Em relação à remoção de amianto de edifícios públicos, ou Tiago Brandão Rodrigues precisa de fazer um estágio intensivo com a sua colega da Justiça ou então há muito pouco (ou nada) planeado na Educação.

O caminho era inevitável, o longo silêncio do ministro Tiago Brandão Rodrigues e as ausências patentes na proposta de Orçamento do Estado para 2020 apresentada pelo super-ministro Mário Centeno não deixavam escolha: urgia recorrer a instâncias superiores. Face à teimosa falta de seriedade com que o Governo continua a encarar o problema do amianto nas escolas, parte da solução passa por juntar forças com outras entidades e elevar mais alto a voz da comunidade educativa.
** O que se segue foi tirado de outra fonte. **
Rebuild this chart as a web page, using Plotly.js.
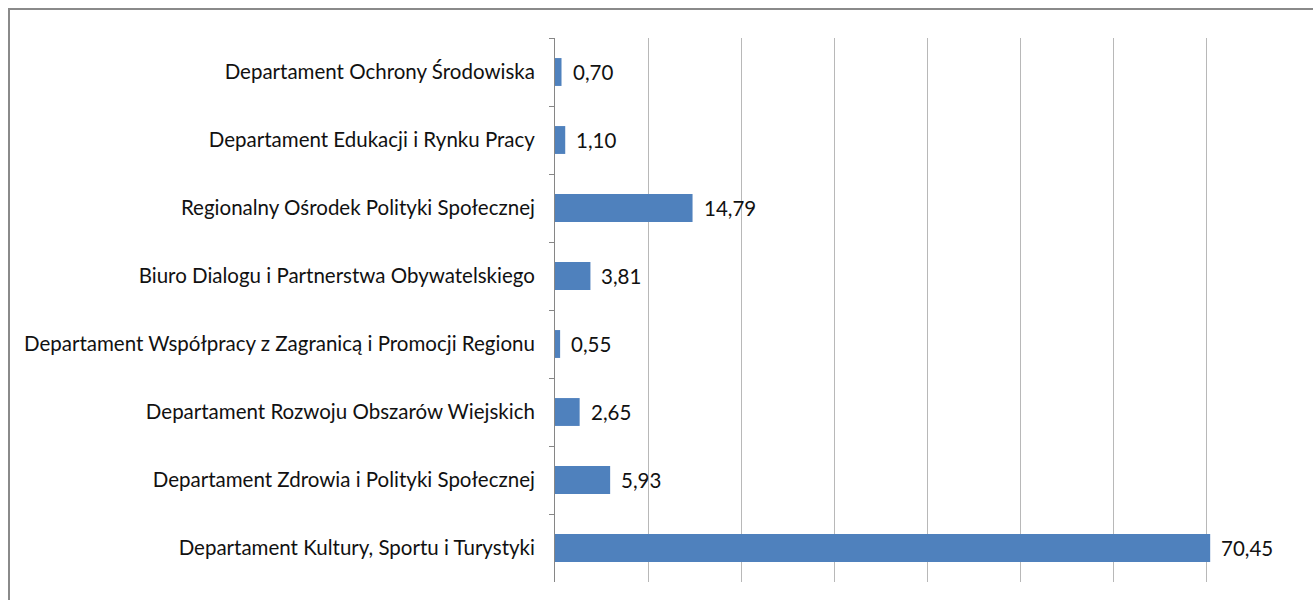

Foi isso que o Movimento Escolas Sem Amianto (MESA) fez quando, no passado dia 19 de dezembro, entregou na delegação portuguesa da Comissão Europeia, juntamente com a Fenprof, a Zero, a Quercus e o Fapas, uma queixa contra o Estado português por inação na transposição e no cumprimento de várias diretivas comunitárias relativas ao amianto.

Porque, no que toca ao amianto, os portugueses continuam a ser europeus de segunda, nomeadamente os que frequentam escolas públicas e aí passam grande parte do seu dia-a-dia. Uma atitude lastimável, tendo em conta que se trata de um problema de saúde pública e que, para mais, envolve milhares de crianças de todo o país.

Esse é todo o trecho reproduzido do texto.